Pastors are expected to have all the answers. But can you live with mystery?
One thing we all long for is simplicity. We’re looking for ways to reduce—to make the main things the main things and ways to push unimportant things to the side, or perhaps, completely out of sight. Out of sight, out of mind, we say. We say it over and over, a mantra, a prayer. Except saying it fills up our mouths with so many words that a simple thought becomes something complex—a mouthful of meaningless words recited in hopes that we would remember what’s important. We’re left with the mantra; the ‘important thing’ has evaporated.
The trouble with simplicity is that it rarely sits well with love. In an effort to embrace simplicity, we edit, we hack away at, the extraneous, looking for the essential. Followers of Jesus usually get down to love—but love is always connected to people, and people are almost never simple.
People are complex. People are hectic. People are wandering, staggering through life like a drunk man in the dark who is looking for a bed that is hiding from him. Even people who are successful and ‘with it’ and educated and ‘saved’ are erratic—often the sparks of genius are combustable and burn through relationships, leaving loved ones hot and smoking, the unfortunate recipients of ‘winning.’
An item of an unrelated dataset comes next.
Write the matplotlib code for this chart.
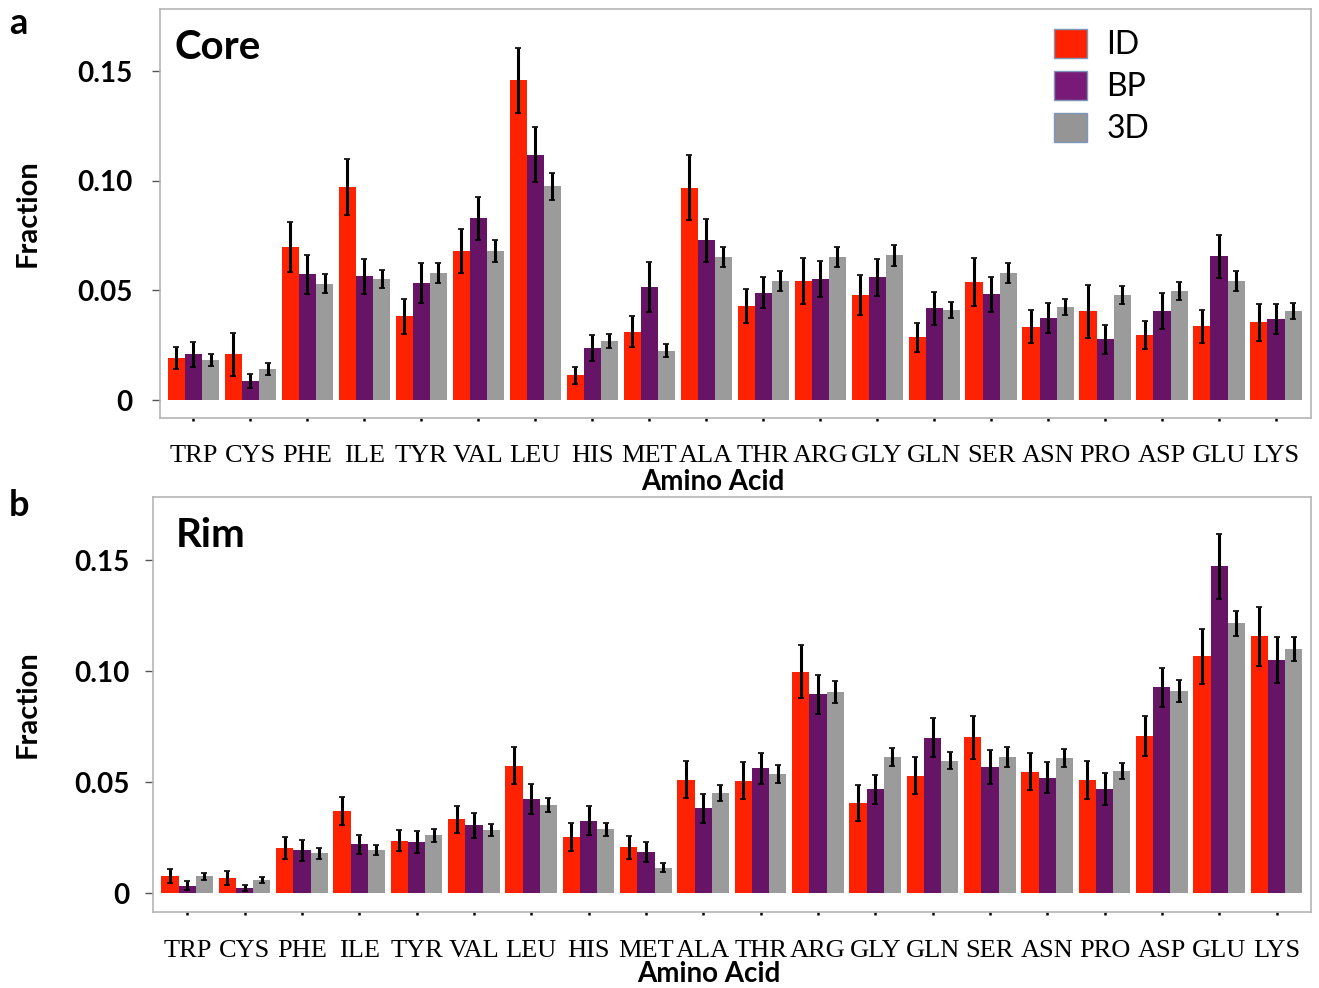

I’m not sure that simple is an attainable goal, or even the right goal. Rather than ‘simple,’ as followers of Jesus, we should be looking for ‘meaningful.’ Because we’re committed to the way of love, there’s a really good chance that it’s going to be complicated, but it can be meaningful too.
Complexity often contains a great deal of meaning. The most difficult people (the ones closest to us) and situations (the ones closest to us) usually contain a high level of meaning. In facing difficulty, embracing ambiguity and holding out hope, we are simultaneously digging down into the very foundations of meaning.
This is not the same thing as understanding. Some things are filled with meaning, but relatively little understanding. Often, the people who mean the most to me are the most complicated, and those whom I understand the least. They are beautiful abstractions, phantom, dancing lights that move this way and that across a cold, night sky. When I married my wife, I thought I knew her. Now, after 14 years, both meaning and mystery have grown in our life together. I know her, but I do not know her. She is complex, and a lifetime of loving her may never unravel into any real understanding.
Simple is overrated, so is understanding. Let’s embrace meaning and mystery.